What you should do:
Pull every line holding the string "this" from the records below.
^^^^^^^^^^^^^^^^
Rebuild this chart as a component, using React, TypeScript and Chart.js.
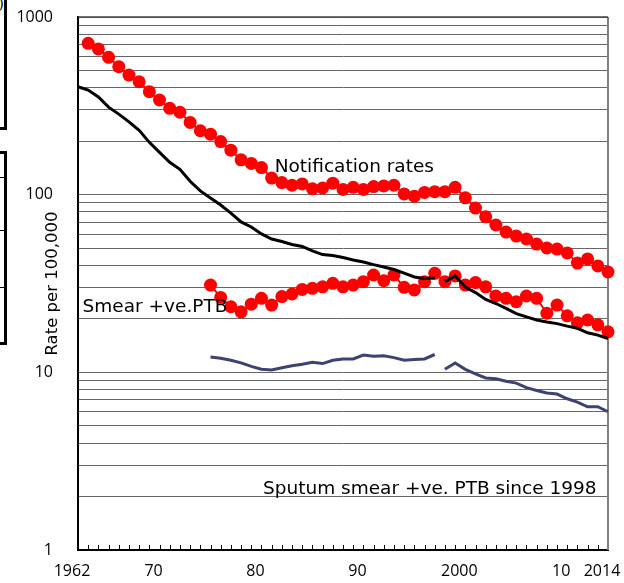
import React, { useEffect, useRef } from "react";
import { Chart, registerables } from "chart.js";

Chart.register(...registerables);

// ---------- data (rates per 100,000) ----------
const notificationStartYear = 1963;
const notificationRates = [
  711, 661, 593, 525, 471, 432, 380, 341, 306, 291, 255, 229, 219, 199, 178, 157, 150, 142, 124, 117,
  113, 115, 108, 109, 116, 107, 110, 107, 111, 112, 113, 101, 98, 103, 104, 104, 110, 96, 84, 75,
  67.5, 61.6, 58.5, 56.3, 52.7, 50.1, 49.4, 47.0, 41.2, 43.5, 39.7, 36.7,
];

const smearStartYear = 1975;
const smearRates = [
  31.0, 26.4, 23.4, 21.9, 24.2, 26.1, 23.9, 26.7, 27.6, 29.3, 29.7, 30.3, 31.7, 30.3, 31.0, 32.4,
  35.3, 32.8, 35.3, 30.1, 29.1, 32.4, 36.1, 32.4, 34.9, 31.0, 32.0, 30.3, 26.9, 26.1, 25.0, 26.9,
  26.1, 21.5, 23.9, 20.8, 19.0, 19.7, 18.5, 16.9,
];

const japanStartYear = 1962;
const japanRates = [
  405, 388, 355, 311, 284, 257, 230, 197, 173, 152, 139, 119, 105, 95.8, 87.5, 78.8, 70.2, 65.8,
  60.1, 56.3, 54.5, 52.4, 51.1, 48.2, 46.0, 45.4, 44.3, 42.9, 41.8, 40.4, 39.2, 37.9, 36.2, 34.4,
  33.7, 34.0,
];
const japanNewStartYear = 1998;
const japanNewRates = [
  32.4, 34.9, 30.2, 28.1, 25.7, 24.4, 22.9, 21.4, 20.5, 19.7, 19.2, 18.8, 18.2, 17.7, 16.7, 16.2, 15.5,
];

const sputumOldStartYear = 1975;
const sputumOldRates = [
  12.2, 12.0, 11.7, 11.3, 10.8, 10.4, 10.3, 10.6, 10.9, 11.1, 11.4, 11.2, 11.7, 11.9, 11.9, 12.5,
  12.3, 12.4, 12.1, 11.7, 11.8, 11.9, 12.6,
];
const sputumNewStartYear = 1998;
const sputumNewRates = [
  10.4, 11.3, 10.4, 9.8, 9.3, 9.2, 8.9, 8.7, 8.2, 7.9, 7.65, 7.55, 7.1, 6.8, 6.4, 6.4, 6.0,
];

const xMinYear = 1962;
const xMaxYear = 2014;
const xTickYears = [1962, 1970, 1980, 1990, 2000, 2010, 2014];
const xTickLabels = ["1962", "70", "80", "90", "2000", "10", "2014"];
const yMin = 1;
const yMax = 1000;
const yTickValues = [1, 10, 100, 1000];
const yTickLabels = ["1", "10", "100", "1000"];
const yAxisTitle = "Rate per 100,000";

const annotations = [
  { text: "Notification rates", year: 1981.3, value: 134 },
  { text: "Smear +ve.PTB", year: 1962.45, value: 21.9 },
  { text: "Sputum smear +ve. PTB since 1998", year: 1980.15, value: 2.07 },
];

// ---------- helpers ----------
const toPoints = (start: number, values: number[]) =>
  values.map((y, i) => ({ x: start + i, y }));

const buildLogTicks = (min: number, max: number) => {
  const ticks: { value: number }[] = [];
  for (let d = min; d < max; d *= 10) {
    for (let k = 1; k < 10; k++) ticks.push({ value: k * d });
  }
  ticks.push({ value: max });
  return ticks;
};

const tickFont = { family: "'Open Sans', sans-serif", size: 16 };
const textFont = "'DejaVu Sans', sans-serif";

const decorPlugin = {
  id: "decor",
  beforeDatasetsDraw(chart: any) {
    const { ctx, chartArea, scales } = chart;
    const x = scales.x;
    ctx.save();
    // right border
    ctx.strokeStyle = "#808080";
    ctx.lineWidth = 2;
    ctx.beginPath();
    ctx.moveTo(chartArea.right, chartArea.top);
    ctx.lineTo(chartArea.right, chartArea.bottom);
    ctx.stroke();
    // top border
    ctx.strokeStyle = "#444";
    ctx.lineWidth = 1.5;
    ctx.beginPath();
    ctx.moveTo(chartArea.left, chartArea.top);
    ctx.lineTo(chartArea.right, chartArea.top);
    ctx.stroke();
    // yearly minor ticks (inside)
    ctx.strokeStyle = "#000";
    ctx.lineWidth = 1;
    ctx.beginPath();
    for (let yr = xMinYear + 1; yr < xMaxYear; yr++) {
      const px = Math.round(x.getPixelForValue(yr)) + 0.5;
      ctx.moveTo(px, chartArea.bottom);
      ctx.lineTo(px, chartArea.bottom - 5);
    }
    ctx.stroke();
    ctx.restore();
  },
  afterDatasetsDraw(chart: any) {
    const { ctx, scales } = chart;
    ctx.save();
    ctx.fillStyle = "#000";
    ctx.font = `18.5px ${textFont}`;
    ctx.textAlign = "left";
    ctx.textBaseline = "alphabetic";
    for (const a of annotations) {
      ctx.fillText(a.text, scales.x.getPixelForValue(a.year), scales.y.getPixelForValue(a.value));
    }
    ctx.restore();
  },
};

export default function App() {
  const canvasRef = useRef<HTMLCanvasElement | null>(null);

  useEffect(() => {
    if (!canvasRef.current) return;
    const black = "#000000";
    const navy = "#3d4272";
    const red = "#ff0000";
    const lineDs = (data: any[], color: string) => ({
      data,
      borderColor: color,
      backgroundColor: color,
      borderWidth: 3,
      pointRadius: 0,
      tension: 0,
      clip: false as any,
    });
    const dotDs = (data: any[]) => ({
      data,
      borderColor: red,
      backgroundColor: red,
      borderWidth: 2,
      pointRadius: 6.5,
      pointBorderWidth: 0,
      pointHoverRadius: 6.5,
      tension: 0,
      clip: false as any,
    });

    const chart = new Chart(canvasRef.current, {
      type: "line",
      data: {
        datasets: [
          lineDs(toPoints(japanStartYear, japanRates), black),
          lineDs(toPoints(japanNewStartYear, japanNewRates), black),
          dotDs(toPoints(notificationStartYear, notificationRates)),
          dotDs(toPoints(smearStartYear, smearRates)),
          lineDs(toPoints(sputumOldStartYear, sputumOldRates), navy),
          lineDs(toPoints(sputumNewStartYear, sputumNewRates), navy),
        ],
      },
      options: {
        animation: false,
        responsive: true,
        maintainAspectRatio: false,
        layout: { padding: { top: 17, right: 16, left: 0, bottom: 0 } },
        plugins: { legend: { display: false }, tooltip: { enabled: false } },
        events: [],
        scales: {
          x: {
            type: "linear",
            min: xMinYear,
            max: xMaxYear,
            grid: { drawOnChartArea: false, drawTicks: false },
            border: { display: true, color: "#000", width: 2 },
            afterBuildTicks: (scale: any) => {
              scale.ticks = xTickYears.map((v) => ({ value: v }));
            },
            afterFit: (scale: any) => {
              scale.height = 33;
              scale.paddingLeft = 0;
              scale.paddingRight = 0;
            },
            ticks: {
              autoSkip: false,
              maxRotation: 0,
              minRotation: 0,
              padding: 12,
              labelOffset: -6,
              color: "#000",
              font: tickFont,
              callback: (v: any) => {
                const i = xTickYears.indexOf(Number(v));
                return i >= 0 ? xTickLabels[i] : "";
              },
            },
          },
          y: {
            type: "logarithmic",
            min: yMin,
            max: yMax,
            grid: { color: "#666", lineWidth: 1, drawTicks: false },
            border: { display: true, color: "#000", width: 2 },
            afterBuildTicks: (scale: any) => {
              scale.ticks = buildLogTicks(yMin, yMax);
            },
            afterFit: (scale: any) => {
              scale.width = 78;
              scale.paddingTop = 0;
              scale.paddingBottom = 0;
            },
            title: {
              display: true,
              text: yAxisTitle,
              color: "#000",
              font: { family: textFont, size: 16.5 },
              padding: { top: 43, bottom: 0 },
            },
            ticks: {
              autoSkip: false,
              padding: 25,
              color: "#000",
              font: tickFont,
              callback: (v: any) => {
                const i = yTickValues.indexOf(Number(v));
                return i >= 0 ? yTickLabels[i] : "";
              },
            },
          },
        },
      },
      plugins: [decorPlugin],
    });
    return () => chart.destroy();
  }, []);

  const boxStyle: React.CSSProperties = {
    position: "absolute",
    left: -20,
    width: 27,
    boxSizing: "border-box",
    border: "3px solid #000",
    background: "#fff",
    zIndex: 2,
  };

  return (
    <div style={{ position: "absolute", left: 0, top: 0, width: 624, height: 583, background: "#fff", overflow: "hidden" }}>
      <canvas ref={canvasRef} />
      <div style={{ ...boxStyle, top: -20, height: 150 }}>
        <span style={{ position: "absolute", right: 0, top: 14, fontFamily: "'DejaVu Sans', sans-serif", fontSize: 14, lineHeight: "14px" }}>)</span>
      </div>
      <div style={{ ...boxStyle, top: 151, height: 194 }}>
        <div style={{ position: "absolute", left: 0, right: 0, top: 23, borderTop: "1.5px solid #000" }} />
        <div style={{ position: "absolute", left: 0, right: 0, top: 76, borderTop: "1.5px solid #000" }} />
        <div style={{ position: "absolute", left: 0, right: 0, top: 133, borderTop: "1.5px solid #000" }} />
      </div>
    </div>
  );
}
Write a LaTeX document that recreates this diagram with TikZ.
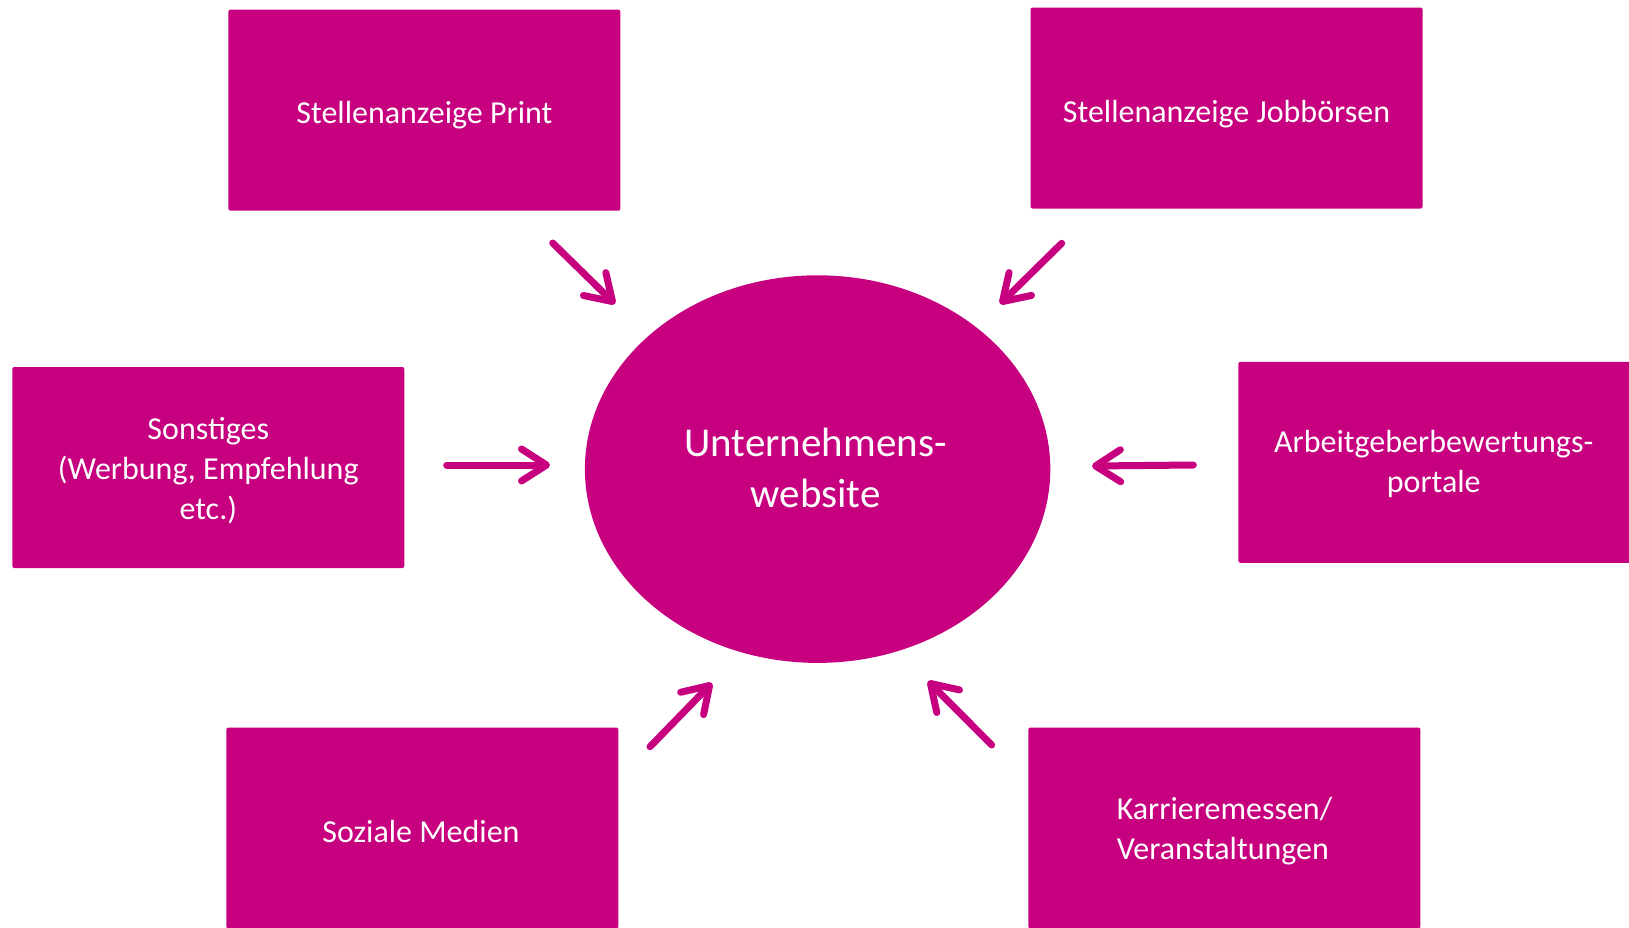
^^^^^^^^^^^^^^^^
Full answer:
Rebuild this chart as a component, using React, TypeScript and Chart.js.
Write a LaTeX document that recreates this diagram with TikZ.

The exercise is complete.